Paying heed to his own creative vision, Buck and The Preacher is the first movie that Poitier ever directed. The film features Poitier as Buck, a guide in the Kansas Territory of the 1860s who aids wagon trains of freed African Americans to safe settlement in the area, and Harry Belafonte as The Preacher, a shady character who joins forces with Buck to protect a wagon train against a violent group of white gunmen hired by plantation owners to bring the wagon train back to Louisiana. The film also stars Ruby Dee as Ruth, Buck’s wife. Initially received with mixed reviews as it contrasted with other movies during the Blaxploitation era, Buck and The Preacher has gone on to be lauded as a solid film that drew on established Black history in the West and during the era of Reconstruction after the Civil War as well as to portray another part of the Black experience on screen for all audiences.

5. Let’s Do It Again (1975)

Poitier was on a hot streak, teaming up with Bill Cosby to star in and direct a trilogy of action-comedy films that were highlights of the Blaxploitation era and remain as treasured cultural moments.

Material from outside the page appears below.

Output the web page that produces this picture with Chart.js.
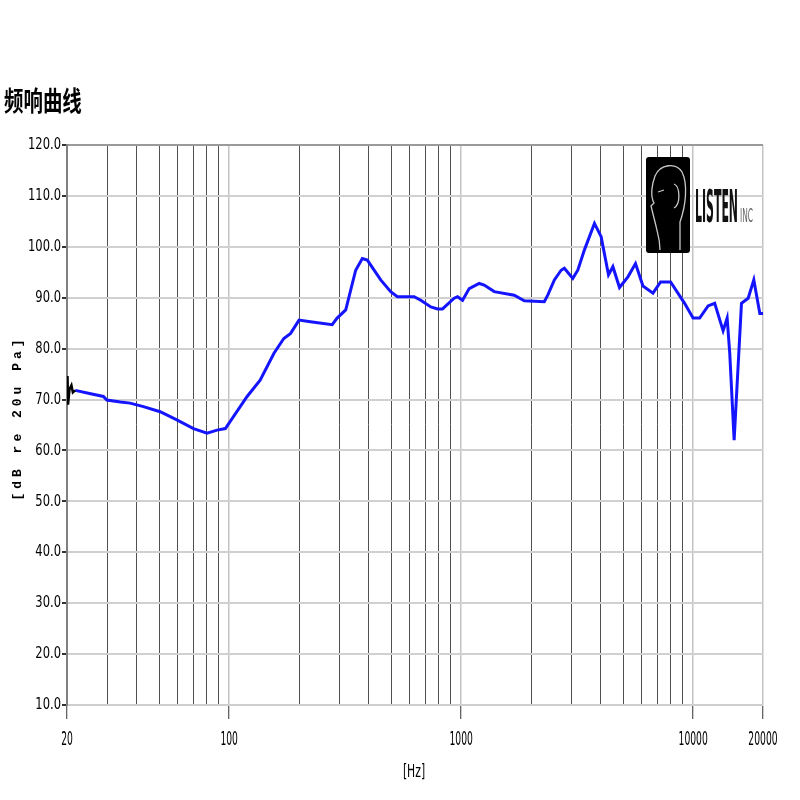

Let’s Do It Again features Poitier and Cosby as two friends looking to raise funds to save their fraternal lodge which is in danger of being destroyed, and so they pull off a crazy scheme involving hypnosis, a scrawny boxer (Jimmie “JJ” Walker” and scamming two warring crime bosses, Kansas City Mack (John Amos) and Hiawatha “Biggie” Smalls (Calvin Lockhart). The movie is chock full of laughs, driven by a lively soundtrack with the city of New Orleans as a backdrop, and shows Poitier as a masterful comedic straight man to Cosby’s over-the-top antics. Let’s Do It Again would go on to be the best of the trio in financial terms and add to Poitier’s reputation as an astute movie director.